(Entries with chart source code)
>> START

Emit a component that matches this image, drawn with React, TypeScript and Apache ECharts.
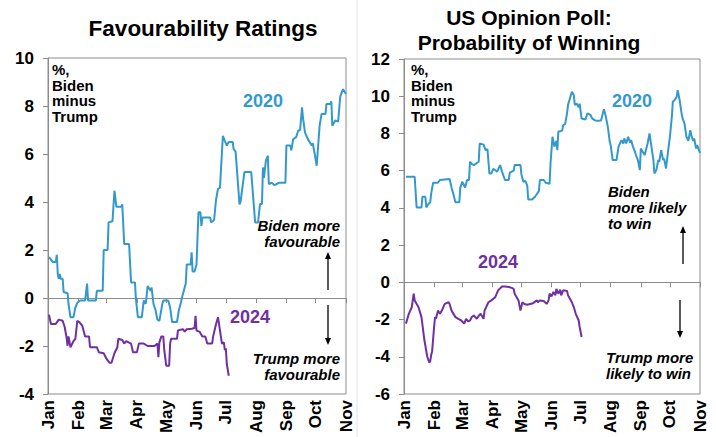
import React, { useEffect, useRef } from 'react';
import * as echarts from 'echarts';

// Month labels and the day-of-year on which each month starts (Jan 1 = day 0)
const months = ['Jan', 'Feb', 'Mar', 'Apr', 'May', 'Jun', 'Jul', 'Aug', 'Sep', 'Oct', 'Nov'];
const monthStartDays = [0, 31, 60, 91, 121, 152, 182, 213, 244, 274, 305];

// Favourability: Biden minus Trump, % ([day of year, value])
const fav2020: [number, number][] = [
  [1, 1.7], [5, 1.5], [8, 1.5], [9, 1.8], [10, 1.0], [11, 0.8], [12, 1.0], [13, 0.8], [15, 0.8], [16, 0.25],
  [20, 0.2], [21, -0.25], [23, -0.8], [26, -0.8], [28, -0.4], [30, -0.2], [33, -0.1], [38, -0.1], [40, 0.6],
  [41, -0.1], [49, -0.1], [50, 0.3], [56, 0.3], [57, 2.0], [61, 2.0], [62, 3.15], [66, 3.2], [68, 4.47],
  [70, 3.8], [75, 3.8], [76, 3.9], [78, 2.25], [83, 2.25], [85, 0.65], [89, 0.65], [90, -0.05], [92, -0.8],
  [96, -0.8], [98, -0.1], [100, -0.25], [102, 0.5], [105, 0.3], [106, 0.44], [108, -0.25], [110, -0.5],
  [112, -0.9], [114, -0.95], [117, -0.25], [118, -0.1], [123, -0.1], [125, -0.4], [127, -1.0], [132, -1.0],
  [134, -0.5], [136, -0.2], [137, 0.0], [139, 0.3], [141, 0.6], [142, 1.4], [146, 1.4], [147, 1.9],
  [148, 1.1], [150, 1.1], [152, 1.4], [154, 3.57], [156, 3.57], [157, 3.0], [158, 3.35], [166, 3.35],
  [167, 3.15], [170, 3.25], [172, 4.1], [174, 4.55], [176, 4.6], [179, 6.76], [181, 6.55], [183, 6.35],
  [185, 6.5], [189, 6.5], [190, 6.2], [192, 6.1], [194, 5.0], [196, 3.9], [197, 4.0], [199, 4.6],
  [201, 5.25], [208, 5.25], [210, 4.2], [212, 3.15], [215, 3.15], [217, 3.92], [219, 3.92], [220, 5.44],
  [221, 5.0], [223, 5.72], [225, 5.93], [226, 4.75], [229, 4.8], [232, 4.7], [236, 4.8], [243, 4.8],
  [244, 6.35], [248, 6.35], [249, 6.15], [251, 6.62], [254, 6.7], [256, 6.97], [258, 7.0], [260, 7.94],
  [261, 7.5], [263, 6.9], [266, 6.62], [270, 6.35], [271, 6.45], [273, 6.0], [275, 5.51], [277, 6.62],
  [278, 7.18], [280, 7.67], [284, 7.67], [285, 8.08], [289, 8.08], [290, 8.2], [291, 7.18], [294, 7.4],
  [297, 7.35], [299, 8.36], [300, 8.5], [302, 8.7], [305, 8.5],
];
const fav2024: [number, number][] = [
  [1, -0.7], [3, -1.08], [8, -1.08], [11, -0.9], [15, -0.95], [17, -1.2], [19, -1.64], [20, -1.99],
  [21, -1.6], [23, -2.05], [26, -1.8], [28, -1.7], [30, -0.95], [32, -1.0], [35, -1.15], [38, -1.6],
  [42, -1.6], [43, -2.05], [50, -2.05], [52, -2.26], [57, -2.3], [60, -2.54], [63, -2.7], [65, -2.7],
  [68, -2.3], [71, -2.05], [72, -1.7], [76, -1.75], [78, -1.9], [80, -1.8], [85, -1.9], [87, -2.26],
  [91, -2.26], [93, -1.9], [98, -1.9], [102, -2.0], [109, -2.0], [112, -1.9], [113, -2.47], [114, -1.85],
  [116, -1.6], [118, -1.6], [119, -2.17], [121, -2.82], [124, -2.82], [125, -1.9], [126, -1.7], [132, -1.7],
  [133, -1.35], [138, -1.3], [140, -1.4], [142, -1.3], [147, -1.28], [150, -1.25], [151, -0.74], [152, -1.36],
  [155, -1.4], [158, -1.6], [161, -1.6], [163, -1.9], [168, -1.9], [169, -1.6], [172, -1.08], [174, -0.8],
  [176, -1.35], [178, -1.9], [180, -1.85], [181, -2.17], [182, -2.1], [183, -2.75], [185, -3.24],
];

// Probability of winning: Biden minus Trump, % ([day of year, value])
const win2020: [number, number][] = [
  [2, 5.67], [11, 5.67], [13, 4.02], [18, 4.02], [19, 4.6], [22, 4.6], [23, 4.02], [25, 4.2], [27, 4.3],
  [28, 4.77], [30, 5.35], [35, 5.35], [37, 5.5], [47, 5.55], [49, 5.1], [51, 4.7], [53, 4.3], [57, 4.3],
  [58, 5.1], [60, 5.4], [63, 5.1], [65, 5.5], [67, 5.5], [68, 6.48], [70, 6.35], [72, 6.3], [77, 6.48],
  [78, 7.46], [82, 7.4], [84, 7.1], [86, 7.15], [88, 5.85], [90, 5.85], [92, 6.1], [96, 5.95], [99, 6.3],
  [101, 5.95], [104, 5.5], [108, 5.5], [109, 5.9], [113, 6.0], [114, 6.3], [120, 6.3], [121, 5.8],
  [123, 5.4], [125, 5.45], [127, 5.2], [128, 4.45], [132, 4.45], [135, 4.6], [139, 4.9], [140, 5.5],
  [144, 5.5], [146, 5.35], [150, 5.3], [151, 6.4], [153, 7.82], [155, 7.3], [157, 7.6], [158, 7.1],
  [159, 8.09], [163, 8.15], [164, 8.45], [166, 8.5], [168, 9.08], [169, 9.53], [171, 9.89], [173, 10.24],
  [175, 10.05], [176, 9.53], [178, 9.6], [180, 9.4], [181, 9.6], [183, 8.8], [187, 8.75], [189, 9.08],
  [192, 9.0], [194, 8.8], [197, 8.7], [200, 8.68], [203, 8.7], [206, 9.3], [208, 8.9], [210, 8.36],
  [212, 7.55], [213, 7.37], [215, 6.57], [219, 6.57], [221, 7.28], [224, 7.64], [226, 7.46], [227, 7.73],
  [229, 7.46], [231, 7.82], [233, 7.5], [234, 7.64], [236, 7.28], [238, 7.01], [239, 6.84], [241, 6.57],
  [243, 6.03], [244, 7.19], [246, 7.01], [248, 6.84], [251, 7.46], [253, 8.0], [255, 7.28], [257, 6.57],
  [258, 5.85], [260, 6.03], [262, 6.57], [263, 6.48], [265, 7.1], [267, 6.57], [268, 6.65], [270, 6.12],
  [272, 7.01], [274, 7.82], [276, 8.9], [277, 9.7], [279, 9.8], [281, 9.97], [282, 10.33], [284, 9.8],
  [286, 9.08], [287, 8.81], [289, 8.54], [291, 7.82], [293, 7.6], [295, 8.18], [296, 7.91], [298, 7.6],
  [299, 7.73], [301, 7.19], [302, 7.37], [305, 6.95],
];
const win2024: [number, number][] = [
  [2, -2.22], [5, -1.69], [8, -1.34], [10, -0.61], [11, -0.97], [15, -1.34], [18, -1.87], [21, -3.1],
  [24, -4.0], [26, -4.3], [27, -4.25], [28, -3.9], [29, -3.7], [31, -2.4], [32, -1.87], [33, -1.95],
  [35, -1.52], [37, -1.69], [39, -1.52], [42, -1.16], [46, -1.07], [47, -1.16], [49, -1.52], [53, -1.87],
  [56, -1.96], [59, -2.05], [62, -2.22], [64, -1.96], [66, -2.1], [68, -2.05], [70, -1.85], [72, -1.78],
  [75, -1.96], [77, -1.8], [79, -1.69], [82, -1.96], [83, -1.52], [87, -1.07], [90, -0.97], [94, -0.8],
  [97, -0.43], [101, -0.22], [104, -0.22], [108, -0.25], [111, -0.3], [113, -0.35], [114, -0.61],
  [118, -0.97], [120, -1.52], [122, -1.07], [124, -1.16], [127, -1.2], [130, -1.16], [133, -1.12],
  [137, -0.97], [138, -1.07], [140, -0.97], [144, -1.0], [147, -1.16], [149, -0.97], [150, -0.61],
  [152, -0.75], [154, -0.52], [156, -0.7], [157, -0.35], [159, -0.61], [161, -0.4], [162, -0.7],
  [164, -0.43], [168, -0.47], [169, -0.7], [171, -0.88], [173, -1.07], [175, -1.34], [177, -1.69],
  [180, -2.05], [181, -2.4], [183, -2.94],
];

// Annotation texts
const unitLines = ['%,', 'Biden', 'minus', 'Trump'];

const BLUE = '#3399cc';
const PURPLE = '#7030a0';
const AXIS = '#8c8c8c';
const FONT = 'Arial, "Liberation Sans", sans-serif';

function tickAxis(grid: number) {
  return {
    gridIndex: grid, type: 'value', min: 0, max: 305, position: 'bottom',
    axisLine: { show: true, onZero: true, lineStyle: { color: AXIS, width: 1 } },
    axisTick: { show: true, customValues: monthStartDays, length: 5, lineStyle: { color: AXIS } },
    axisLabel: { show: false }, splitLine: { show: false },
  };
}
function labelAxis(grid: number) {
  return {
    gridIndex: grid, type: 'value', min: 0, max: 305, position: 'bottom',
    axisLine: { show: false, onZero: false }, axisTick: { show: false }, splitLine: { show: false },
    axisLabel: {
      customValues: monthStartDays,
      formatter: (v: number) => months[monthStartDays.indexOf(v)] ?? '',
      rotate: 90, margin: 6, fontSize: 17, fontWeight: 'bold', color: '#000', fontFamily: FONT,
    },
  };
}
function yAxis(grid: number, min: number, max: number) {
  return {
    gridIndex: grid, type: 'value', min, max, interval: 2,
    axisLine: { show: true, lineStyle: { color: AXIS } },
    axisTick: { show: true, length: 5, lineStyle: { color: AXIS } },
    splitLine: { show: false },
    axisLabel: { margin: 14, fontSize: 17, fontWeight: 'bold', color: '#000', fontFamily: FONT },
  };
}
function line(data: [number, number][], color: string, xi: number, yi: number) {
  return {
    type: 'line', data, xAxisIndex: xi, yAxisIndex: yi, showSymbol: false, symbol: 'none',
    lineStyle: { color, width: 2 }, itemStyle: { color }, z: 3,
  };
}
function txt(text: string, x: number, y: number, opts: any = {}) {
  return {
    type: 'text', x, y, z: 10,
    style: {
      text, fill: opts.fill ?? '#000',
      font: `${opts.italic ? 'italic ' : ''}bold ${opts.size ?? 15}px ${FONT}`,
      textAlign: opts.align ?? 'left', textVerticalAlign: 'top', lineHeight: opts.lh ?? 16,
    },
  };
}
function stack(lines: string[], x: number, y: number, step: number, opts: any = {}) {
  return lines.map((l, i) => txt(l, x, y + i * step, opts));
}
function arrow(x: number, y1: number, y2: number) {
  const dir = y2 < y1 ? 1 : -1;
  return [
    { type: 'line', z: 10, shape: { x1: x, y1, x2: x, y2: y2 + dir * 5 }, style: { stroke: '#000', lineWidth: 1.3 } },
    { type: 'polygon', z: 10, shape: { points: [[x, y2], [x - 3, y2 + dir * 7], [x + 3, y2 + dir * 7]] }, style: { fill: '#000' } },
  ];
}

export default function App() {
  const ref = useRef<HTMLDivElement>(null);
  useEffect(() => {
    const chart = echarts.init(ref.current!, null, { renderer: 'svg' });
    chart.setOption({
      animation: false,
      backgroundColor: '#fff',
      grid: [
        { left: 48, right: 370, top: 58, bottom: 43, show: true, borderColor: AXIS, borderWidth: 1, containLabel: false },
        { left: 404, right: 16, top: 59, bottom: 43, show: true, borderColor: AXIS, borderWidth: 1, containLabel: false },
      ],
      xAxis: [tickAxis(0), labelAxis(0), tickAxis(1), labelAxis(1)],
      yAxis: [yAxis(0, -4, 10), yAxis(1, -6, 12)],
      series: [
        line(fav2020, BLUE, 0, 0),
        line(fav2024, PURPLE, 0, 0),
        line(win2020, BLUE, 2, 1),
        line(win2024, PURPLE, 2, 1),
      ],
      graphic: [
        { type: 'line', shape: { x1: 357, y1: 0, x2: 357, y2: 437 }, style: { stroke: '#e4e4e4', lineWidth: 1 } },
        txt('Favourability Ratings', 203, 16, { size: 22.5, align: 'center', lh: 24 }),
        txt('US Opinion Poll:', 529, 6, { size: 21, align: 'center', lh: 22 }),
        txt('Probability of Winning', 529, 31, { size: 21, align: 'center', lh: 22 }),
        ...stack(unitLines, 52, 62, 15.5, { size: 15, lh: 15 }),
        ...stack(unitLines, 411, 62, 15.5, { size: 15, lh: 15 }),
        txt('2020', 243, 93, { size: 18, fill: BLUE }),
        txt('2024', 230, 309, { size: 18, fill: PURPLE }),
        txt('2020', 612, 93, { size: 18, fill: BLUE }),
        txt('2024', 478, 254, { size: 18, fill: PURPLE }),
        txt('Biden more\nfavourable', 340, 217, { italic: true, align: 'right', lh: 16.5 }),
        txt('Trump more\nfavourable', 340, 350, { italic: true, align: 'right', lh: 16.5 }),
        txt('Biden\nmore likely\nto win', 608, 183, { italic: true, lh: 16 }),
        txt('Trump more\nlikely to win', 606, 349, { italic: true, lh: 16.5 }),
        ...arrow(328, 290, 252),
        ...arrow(328, 305, 345),
        ...arrow(683, 264, 226),
        ...arrow(680, 300, 338),
      ],
    });
    return () => chart.dispose();
  }, []);
  return (
    <div
      ref={ref}
      style={{ position: 'fixed', left: 0, top: 0, width: 716, height: 437, background: '#fff' }}
    />
  );
}
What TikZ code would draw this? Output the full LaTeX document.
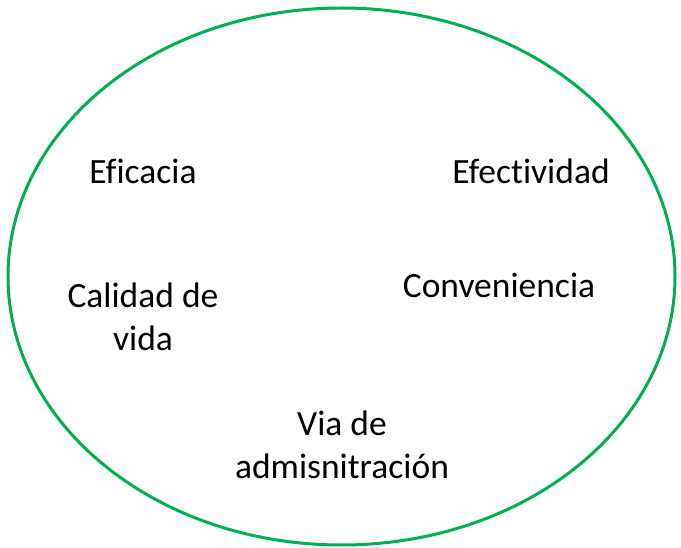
\documentclass[tikz,border=0pt]{standalone}
\usepackage{fontspec}
\setmainfont[Ligatures={NoCommon}]{Carlito}
\usepackage{tikz}
\usetikzlibrary{positioning}
\definecolor{ovalgreen}{RGB}{0,176,80}
\tikzset{
    concept/.style={
           align=center,
           inner sep=0pt,
           font=\fontsize{35.5}{43}\selectfont,
           text=black,
           },
}

\begin{document}
\begin{tikzpicture}[x=1pt,y=1pt]
   \useasboundingbox (0,0) rectangle (681,547);
   \draw[ovalgreen, line width=3pt] (341.5,270.5) ellipse [x radius=333.5, y radius=268.5];
   \node[concept] (eficacia)     at (143,376) {Eficacia};
   \node[concept] (efectividad)  at (531,376) {Efectividad};
   \node[concept] (calidad)      at (143,230) {Calidad de\\vida};
   \node[concept] (conveniencia) at (499,262) {Conveniencia};
   \node[concept] (via)          at (342,102) {Via de\\admisnitración};
\end{tikzpicture}
\end{document}
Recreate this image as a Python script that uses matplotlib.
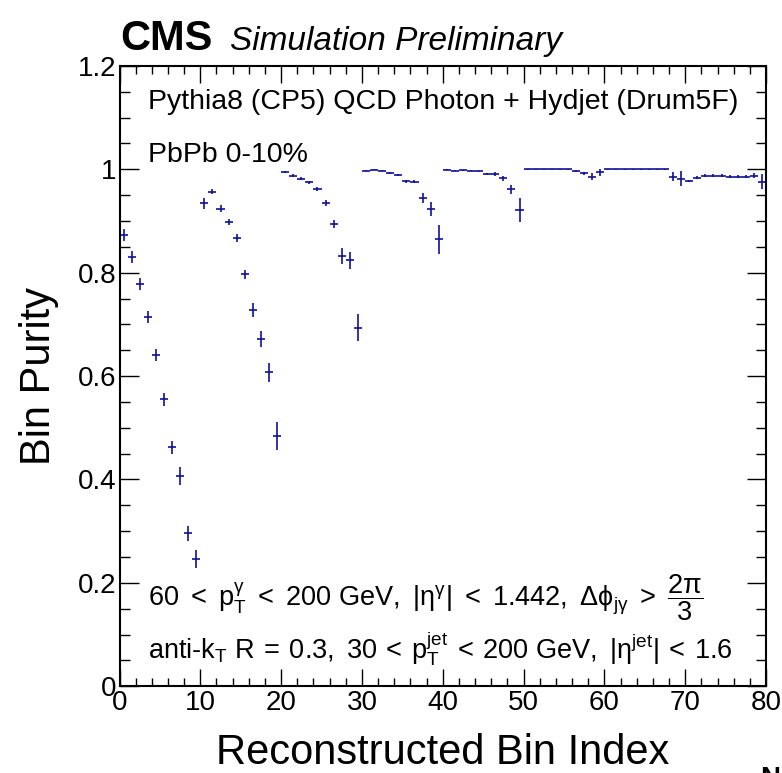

>> END

▶ _Objective_
Report how many lines of the data contain the word "image", using the number alone.

▶ _Answer to the exercise_
2